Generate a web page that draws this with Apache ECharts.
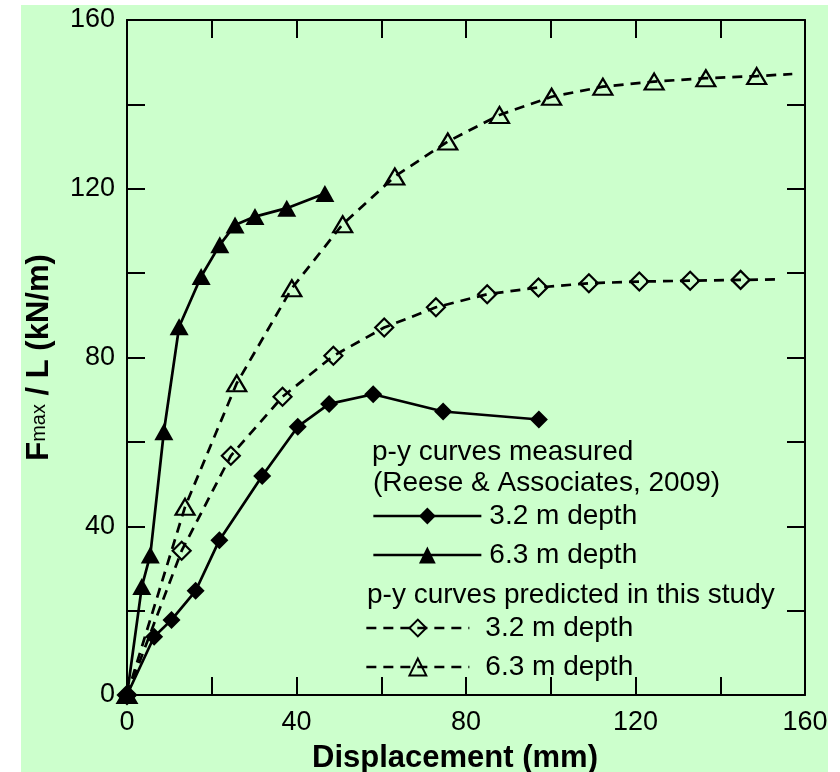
<!DOCTYPE html>
<html>
<head>
<meta charset="utf-8">
<script src="https://cdn.jsdelivr.net/npm/echarts@6/dist/echarts.min.js"></script>
<style>
html,body{margin:0;padding:0;background:#ffffff;}
#bg{position:absolute;left:21px;top:5px;width:807px;height:767px;background:#ccffcc;}
#chart{position:absolute;left:0;top:0;width:840px;height:772px;}
</style>
</head>
<body>
<div id="bg"></div>
<div id="chart"></div>
<script>
// Measured p-y curves (Reese & Associates, 2009)
const measured32X = [0, 6.4, 10.5, 16.2, 21.8, 31.9, 40.3, 47.7, 58.1, 74.6, 97.2];
const measured32Y = [0, 13.8, 17.8, 24.7, 36.7, 51.9, 63.6, 69.0, 71.3, 67.2, 65.3];
const measured63X = [0, 3.5, 5.5, 8.7, 12.3, 17.5, 21.9, 25.5, 30.2, 37.7, 46.7];
const measured63Y = [0, 25.7, 33.2, 62.4, 87.3, 99.2, 106.7, 111.4, 113.4, 115.4, 118.9];
// Predicted p-y curves (last point = curve end, no marker)
const predicted32X = [0, 12.9, 24.5, 36.7, 48.7, 60.7, 72.9, 85.0, 97.1, 109.0, 120.9, 132.9, 144.8, 153.2];
const predicted32Y = [0, 34.2, 56.7, 70.7, 80.4, 87.1, 91.9, 95.0, 96.6, 97.6, 98.0, 98.2, 98.4, 98.5];
const predicted63X = [0, 13.7, 25.9, 38.9, 50.9, 63.2, 75.7, 87.9, 100.2, 112.3, 124.4, 136.6, 148.6, 157.0];
const predicted63Y = [0, 44.6, 73.9, 96.4, 111.6, 122.9, 131.2, 137.5, 141.8, 144.2, 145.4, 146.2, 146.7, 147.2];

const xTicks = [0, 40, 80, 120, 160];
const yTicks = [0, 40, 80, 120, 160];
const legendLabel = '3.2 m depth';
const legendLabel2 = '6.3 m depth';
const headerMeasured = ['p-y curves measured', '(Reese & Associates, 2009)'];
const headerPredicted = 'p-y curves predicted in this study';
const xTitle = 'Displacement (mm)';

const FONT = '"Liberation Sans", Arial, sans-serif';

function pts(xs, ys, endNoSymbol) {
  return xs.map((x, i) => {
    if (endNoSymbol && i === xs.length - 1) return {value: [x, ys[i]], symbol: 'none'};
    return [x, ys[i]];
  });
}

const chart = echarts.init(document.getElementById('chart'), null, {renderer: 'canvas'});

const axisLineStyle = {show: true, onZero: false, lineStyle: {color: '#000', width: 2}};
const tickStyle = {show: true, inside: true, length: 18, lineStyle: {color: '#000', width: 2}};

function labelFmt(ticks) {
  return v => ticks.indexOf(v) >= 0 ? String(v) : '';
}

const option = {
  backgroundColor: 'transparent',
  animation: false,
  grid: {left: 127, right: 35, top: 20, bottom: 77, containLabel: false, outerBoundsMode: 'none'},
  xAxis: [
    {
      type: 'value', min: 0, max: 160, interval: 20, position: 'bottom',
      axisLine: axisLineStyle, axisTick: tickStyle, splitLine: {show: false},
      axisLabel: {formatter: labelFmt(xTicks), fontSize: 27, fontFamily: FONT, color: '#000', margin: 14},
      name: xTitle, nameLocation: 'middle', nameGap: 48,
      nameTextStyle: {fontSize: 31, fontWeight: 'bold', fontFamily: FONT, color: '#000', padding: [0, 22, 0, 0]}
    },
    {
      type: 'value', min: 0, max: 160, interval: 20, position: 'top',
      axisLine: axisLineStyle, axisTick: tickStyle, splitLine: {show: false},
      axisLabel: {show: false}
    }
  ],
  yAxis: [
    {
      type: 'value', min: 0, max: 160, interval: 20, position: 'left',
      axisLine: axisLineStyle, axisTick: tickStyle, splitLine: {show: false},
      axisLabel: {formatter: labelFmt(yTicks), fontSize: 27, fontFamily: FONT, color: '#000', margin: 12},
      name: '{F|F}{m|max}{r| / L (kN/m)}', nameLocation: 'middle', nameGap: 72, nameRotate: 90,
      nameTextStyle: {
        fontFamily: FONT, color: '#000',
        rich: {
          F: {fontSize: 31, fontWeight: 'bold', fontFamily: FONT, color: '#000'},
          m: {fontSize: 20, fontFamily: FONT, color: '#000', verticalAlign: 'middle'},
          r: {fontSize: 31, fontWeight: 'bold', fontFamily: FONT, color: '#000'}
        }
      }
    },
    {
      type: 'value', min: 0, max: 160, interval: 20, position: 'right',
      axisLine: axisLineStyle, axisTick: tickStyle, splitLine: {show: false},
      axisLabel: {show: false}
    }
  ],
  legend: [
    {
      data: ['measured 3.2', 'measured 6.3'],
      orient: 'vertical', left: 372, top: 502, padding: 0,
      itemWidth: 108, itemHeight: 21, itemGap: 11,
      lineStyle: {width: 2.7},
      formatter: n => n === 'measured 3.2' ? legendLabel : legendLabel2,
      textStyle: {fontSize: 28, fontFamily: FONT, color: '#000', lineHeight: 26, padding: [0, 0, 0, 3]},
      selectedMode: false
    },
    {
      data: ['predicted 3.2', 'predicted 6.3'],
      orient: 'vertical', left: 365, top: 614, padding: 0,
      itemWidth: 103, itemHeight: 21, itemGap: 11,
      lineStyle: {width: 2.7},
      formatter: n => n === 'predicted 3.2' ? legendLabel : legendLabel2,
      textStyle: {fontSize: 28, fontFamily: FONT, color: '#000', lineHeight: 26, padding: [0, 0, 0, 11]},
      selectedMode: false
    }
  ],
  graphic: [
    {type: 'text', left: 372, top: 438, style: {text: headerMeasured[0], font: '28px ' + FONT, fill: '#000'}},
    {type: 'text', left: 373, top: 469, style: {text: headerMeasured[1], font: '28px ' + FONT, fill: '#000'}},
    {type: 'text', left: 367, top: 581, style: {text: headerPredicted, font: '28px ' + FONT, fill: '#000'}}
  ],
  series: [
    {
      name: 'predicted 3.2', type: 'line', data: pts(predicted32X, predicted32Y, true),
      symbol: 'diamond', symbolSize: 18,
      lineStyle: {color: '#000', width: 2.7, type: [10, 7]},
      itemStyle: {color: 'rgba(0,0,0,0)', borderColor: '#000', borderWidth: 2.2},
      z: 2
    },
    {
      name: 'predicted 6.3', type: 'line', data: pts(predicted63X, predicted63Y, true),
      symbol: 'triangle', symbolSize: [19, 16],
      lineStyle: {color: '#000', width: 2.7, type: [10, 7]},
      itemStyle: {color: 'rgba(0,0,0,0)', borderColor: '#000', borderWidth: 2.2},
      z: 2
    },
    {
      name: 'measured 3.2', type: 'line', data: pts(measured32X, measured32Y, false),
      symbol: 'diamond', symbolSize: 18,
      lineStyle: {color: '#000', width: 2.7},
      itemStyle: {color: '#000', borderColor: '#000', borderWidth: 0},
      z: 3
    },
    {
      name: 'measured 6.3', type: 'line', data: pts(measured63X, measured63Y, false),
      symbol: 'triangle', symbolSize: [19, 17],
      lineStyle: {color: '#000', width: 2.7},
      itemStyle: {color: '#000', borderColor: '#000', borderWidth: 0},
      z: 3
    }
  ]
};
chart.setOption(option);
</script>
</body>
</html>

________________________________________

REQUIREMENTS: Write out again every line above exactly as given; the pictures do not belong in the copy.

RESPONSE TO THIS EXERCISE:
Generate a web page that draws this with Apache ECharts.
<!DOCTYPE html>
<html>
<head>
<meta charset="utf-8">
<script src="https://cdn.jsdelivr.net/npm/echarts@6/dist/echarts.min.js"></script>
<style>
html,body{margin:0;padding:0;background:#ffffff;}
#bg{position:absolute;left:21px;top:5px;width:807px;height:767px;background:#ccffcc;}
#chart{position:absolute;left:0;top:0;width:840px;height:772px;}
</style>
</head>
<body>
<div id="bg"></div>
<div id="chart"></div>
<script>
// Measured p-y curves (Reese & Associates, 2009)
const measured32X = [0, 6.4, 10.5, 16.2, 21.8, 31.9, 40.3, 47.7, 58.1, 74.6, 97.2];
const measured32Y = [0, 13.8, 17.8, 24.7, 36.7, 51.9, 63.6, 69.0, 71.3, 67.2, 65.3];
const measured63X = [0, 3.5, 5.5, 8.7, 12.3, 17.5, 21.9, 25.5, 30.2, 37.7, 46.7];
const measured63Y = [0, 25.7, 33.2, 62.4, 87.3, 99.2, 106.7, 111.4, 113.4, 115.4, 118.9];
// Predicted p-y curves (last point = curve end, no marker)
const predicted32X = [0, 12.9, 24.5, 36.7, 48.7, 60.7, 72.9, 85.0, 97.1, 109.0, 120.9, 132.9, 144.8, 153.2];
const predicted32Y = [0, 34.2, 56.7, 70.7, 80.4, 87.1, 91.9, 95.0, 96.6, 97.6, 98.0, 98.2, 98.4, 98.5];
const predicted63X = [0, 13.7, 25.9, 38.9, 50.9, 63.2, 75.7, 87.9, 100.2, 112.3, 124.4, 136.6, 148.6, 157.0];
const predicted63Y = [0, 44.6, 73.9, 96.4, 111.6, 122.9, 131.2, 137.5, 141.8, 144.2, 145.4, 146.2, 146.7, 147.2];

const xTicks = [0, 40, 80, 120, 160];
const yTicks = [0, 40, 80, 120, 160];
const legendLabel = '3.2 m depth';
const legendLabel2 = '6.3 m depth';
const headerMeasured = ['p-y curves measured', '(Reese & Associates, 2009)'];
const headerPredicted = 'p-y curves predicted in this study';
const xTitle = 'Displacement (mm)';

const FONT = '"Liberation Sans", Arial, sans-serif';

function pts(xs, ys, endNoSymbol) {
  return xs.map((x, i) => {
    if (endNoSymbol && i === xs.length - 1) return {value: [x, ys[i]], symbol: 'none'};
    return [x, ys[i]];
  });
}

const chart = echarts.init(document.getElementById('chart'), null, {renderer: 'canvas'});

const axisLineStyle = {show: true, onZero: false, lineStyle: {color: '#000', width: 2}};
const tickStyle = {show: true, inside: true, length: 18, lineStyle: {color: '#000', width: 2}};

function labelFmt(ticks) {
  return v => ticks.indexOf(v) >= 0 ? String(v) : '';
}

const option = {
  backgroundColor: 'transparent',
  animation: false,
  grid: {left: 127, right: 35, top: 20, bottom: 77, containLabel: false, outerBoundsMode: 'none'},
  xAxis: [
    {
      type: 'value', min: 0, max: 160, interval: 20, position: 'bottom',
      axisLine: axisLineStyle, axisTick: tickStyle, splitLine: {show: false},
      axisLabel: {formatter: labelFmt(xTicks), fontSize: 27, fontFamily: FONT, color: '#000', margin: 14},
      name: xTitle, nameLocation: 'middle', nameGap: 48,
      nameTextStyle: {fontSize: 31, fontWeight: 'bold', fontFamily: FONT, color: '#000', padding: [0, 22, 0, 0]}
    },
    {
      type: 'value', min: 0, max: 160, interval: 20, position: 'top',
      axisLine: axisLineStyle, axisTick: tickStyle, splitLine: {show: false},
      axisLabel: {show: false}
    }
  ],
  yAxis: [
    {
      type: 'value', min: 0, max: 160, interval: 20, position: 'left',
      axisLine: axisLineStyle, axisTick: tickStyle, splitLine: {show: false},
      axisLabel: {formatter: labelFmt(yTicks), fontSize: 27, fontFamily: FONT, color: '#000', margin: 12},
      name: '{F|F}{m|max}{r| / L (kN/m)}', nameLocation: 'middle', nameGap: 72, nameRotate: 90,
      nameTextStyle: {
        fontFamily: FONT, color: '#000',
        rich: {
          F: {fontSize: 31, fontWeight: 'bold', fontFamily: FONT, color: '#000'},
          m: {fontSize: 20, fontFamily: FONT, color: '#000', verticalAlign: 'middle'},
          r: {fontSize: 31, fontWeight: 'bold', fontFamily: FONT, color: '#000'}
        }
      }
    },
    {
      type: 'value', min: 0, max: 160, interval: 20, position: 'right',
      axisLine: axisLineStyle, axisTick: tickStyle, splitLine: {show: false},
      axisLabel: {show: false}
    }
  ],
  legend: [
    {
      data: ['measured 3.2', 'measured 6.3'],
      orient: 'vertical', left: 372, top: 502, padding: 0,
      itemWidth: 108, itemHeight: 21, itemGap: 11,
      lineStyle: {width: 2.7},
      formatter: n => n === 'measured 3.2' ? legendLabel : legendLabel2,
      textStyle: {fontSize: 28, fontFamily: FONT, color: '#000', lineHeight: 26, padding: [0, 0, 0, 3]},
      selectedMode: false
    },
    {
      data: ['predicted 3.2', 'predicted 6.3'],
      orient: 'vertical', left: 365, top: 614, padding: 0,
      itemWidth: 103, itemHeight: 21, itemGap: 11,
      lineStyle: {width: 2.7},
      formatter: n => n === 'predicted 3.2' ? legendLabel : legendLabel2,
      textStyle: {fontSize: 28, fontFamily: FONT, color: '#000', lineHeight: 26, padding: [0, 0, 0, 11]},
      selectedMode: false
    }
  ],
  graphic: [
    {type: 'text', left: 372, top: 438, style: {text: headerMeasured[0], font: '28px ' + FONT, fill: '#000'}},
    {type: 'text', left: 373, top: 469, style: {text: headerMeasured[1], font: '28px ' + FONT, fill: '#000'}},
    {type: 'text', left: 367, top: 581, style: {text: headerPredicted, font: '28px ' + FONT, fill: '#000'}}
  ],
  series: [
    {
      name: 'predicted 3.2', type: 'line', data: pts(predicted32X, predicted32Y, true),
      symbol: 'diamond', symbolSize: 18,
      lineStyle: {color: '#000', width: 2.7, type: [10, 7]},
      itemStyle: {color: 'rgba(0,0,0,0)', borderColor: '#000', borderWidth: 2.2},
      z: 2
    },
    {
      name: 'predicted 6.3', type: 'line', data: pts(predicted63X, predicted63Y, true),
      symbol: 'triangle', symbolSize: [19, 16],
      lineStyle: {color: '#000', width: 2.7, type: [10, 7]},
      itemStyle: {color: 'rgba(0,0,0,0)', borderColor: '#000', borderWidth: 2.2},
      z: 2
    },
    {
      name: 'measured 3.2', type: 'line', data: pts(measured32X, measured32Y, false),
      symbol: 'diamond', symbolSize: 18,
      lineStyle: {color: '#000', width: 2.7},
      itemStyle: {color: '#000', borderColor: '#000', borderWidth: 0},
      z: 3
    },
    {
      name: 'measured 6.3', type: 'line', data: pts(measured63X, measured63Y, false),
      symbol: 'triangle', symbolSize: [19, 17],
      lineStyle: {color: '#000', width: 2.7},
      itemStyle: {color: '#000', borderColor: '#000', borderWidth: 0},
      z: 3
    }
  ]
};
chart.setOption(option);
</script>
</body>
</html>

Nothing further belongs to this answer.